Lula, que tanto priorizou o ensino superior em seus mandatos anteriores, precisa usar o atual para sanar o crônico déficit de desempenho escolar

Cada Estado sabe de sua realidade, cada governador conhece suas necessidades, inclusive políticas. Por isso, praticamente todos vão manter, de alguma forma, as escolas cívico-militares de que o governo federal está abrindo mão. Porque realmente elas são bem aceitas pela população que as alcança.

De sua parte, o MEC está correto na decisão de descontinuar o programa. Não faz sentido, em um governo não militar, que militares sejam bancados pela União para monitorarem escolas de ensino fundamental e médio. A não ser que em seus currículos, além da patente, haja também um curso de pedagogia.

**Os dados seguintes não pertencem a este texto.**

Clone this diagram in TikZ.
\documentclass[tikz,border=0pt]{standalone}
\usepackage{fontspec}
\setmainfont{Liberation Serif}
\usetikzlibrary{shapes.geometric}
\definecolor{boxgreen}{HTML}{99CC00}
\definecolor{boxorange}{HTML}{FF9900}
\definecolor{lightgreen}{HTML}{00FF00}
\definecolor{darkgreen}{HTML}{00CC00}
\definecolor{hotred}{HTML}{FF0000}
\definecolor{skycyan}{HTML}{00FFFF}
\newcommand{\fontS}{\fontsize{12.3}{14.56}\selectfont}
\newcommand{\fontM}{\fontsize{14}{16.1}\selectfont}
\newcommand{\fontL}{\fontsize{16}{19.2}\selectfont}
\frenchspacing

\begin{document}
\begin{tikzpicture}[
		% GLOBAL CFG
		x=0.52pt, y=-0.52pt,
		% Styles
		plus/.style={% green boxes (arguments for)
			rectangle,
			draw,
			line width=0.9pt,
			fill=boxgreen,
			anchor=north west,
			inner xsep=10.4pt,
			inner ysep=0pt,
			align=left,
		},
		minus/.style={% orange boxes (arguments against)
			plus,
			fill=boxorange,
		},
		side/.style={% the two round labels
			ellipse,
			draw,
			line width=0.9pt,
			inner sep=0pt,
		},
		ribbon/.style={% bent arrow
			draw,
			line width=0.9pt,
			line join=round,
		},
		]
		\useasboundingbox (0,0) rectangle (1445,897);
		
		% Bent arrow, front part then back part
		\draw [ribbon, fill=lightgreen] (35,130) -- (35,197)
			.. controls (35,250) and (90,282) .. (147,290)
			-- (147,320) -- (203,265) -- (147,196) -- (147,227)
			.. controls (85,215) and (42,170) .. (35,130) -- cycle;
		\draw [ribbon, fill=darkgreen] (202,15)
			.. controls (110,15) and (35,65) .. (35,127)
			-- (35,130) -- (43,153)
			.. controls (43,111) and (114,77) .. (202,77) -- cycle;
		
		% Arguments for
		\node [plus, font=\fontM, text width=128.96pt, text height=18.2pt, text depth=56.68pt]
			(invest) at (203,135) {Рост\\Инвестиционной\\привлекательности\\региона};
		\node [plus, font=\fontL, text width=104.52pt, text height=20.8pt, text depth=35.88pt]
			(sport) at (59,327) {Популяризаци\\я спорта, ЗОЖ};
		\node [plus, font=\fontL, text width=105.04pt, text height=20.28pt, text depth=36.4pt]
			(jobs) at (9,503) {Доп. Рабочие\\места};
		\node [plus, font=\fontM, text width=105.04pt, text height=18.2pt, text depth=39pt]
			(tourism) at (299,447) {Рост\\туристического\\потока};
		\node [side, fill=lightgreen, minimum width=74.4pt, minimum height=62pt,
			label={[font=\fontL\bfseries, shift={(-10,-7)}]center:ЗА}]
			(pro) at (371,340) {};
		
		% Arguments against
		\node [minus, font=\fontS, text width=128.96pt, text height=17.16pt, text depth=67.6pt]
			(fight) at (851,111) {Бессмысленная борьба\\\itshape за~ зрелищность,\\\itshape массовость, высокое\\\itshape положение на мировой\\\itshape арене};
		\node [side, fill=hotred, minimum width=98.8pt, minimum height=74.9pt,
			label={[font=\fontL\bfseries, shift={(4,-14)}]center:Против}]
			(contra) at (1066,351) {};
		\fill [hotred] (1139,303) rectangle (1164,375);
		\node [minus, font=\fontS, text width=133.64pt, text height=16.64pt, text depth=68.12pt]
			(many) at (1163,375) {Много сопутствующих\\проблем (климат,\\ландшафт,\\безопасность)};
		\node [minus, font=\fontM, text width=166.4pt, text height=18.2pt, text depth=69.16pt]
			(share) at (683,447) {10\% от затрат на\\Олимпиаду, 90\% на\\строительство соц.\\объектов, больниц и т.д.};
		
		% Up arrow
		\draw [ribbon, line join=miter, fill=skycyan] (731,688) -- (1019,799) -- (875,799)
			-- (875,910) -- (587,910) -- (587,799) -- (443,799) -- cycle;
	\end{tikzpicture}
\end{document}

O ideal que o governo federal, seja pelo presidente, pelo MEC, pelo Ministério da Defesa, pela Casa Civil ou qualquer outra pasta deve buscar é investir maciçamente em educação. Mas investimento não apenas de quantidade monetária, mas também – e talvez principalmente – em qualidade profissional. No velho e laico Colégio de Aplicação era assim: uma ótima estrutura, com biblioteca própria e vasta, laboratórios, merenda à vontade, carteiras em ótimo estado, equipamentos audiovisuais e atividades extra. Para tomar conta disso, professores que davam o melhor de si no exercício da vocação.

Lula, que tanto priorizou o ensino superior em seus mandatos anteriores, precisa usar o atual para sanar o crônico déficit de desempenho escolar. Uma boa medida, para começo de conversa, sempre será aumentar o piso salarial e assim começar a atrair, no Exame Nacional do Ensino Médio (Enem), cada vez melhores candidatos para os cursos de licenciatura. Com professores bem providos financeiramente, seu rendimento melhora. Se isso melhora, avança também a performance de cada turma. Cada turma que se forma, melhor, é o aumento da chama que acende e alimenta também a ciência e a tecnologia.

Chamam isso de círculo virtuoso. Mas podem dar o nome de investimento, apenas.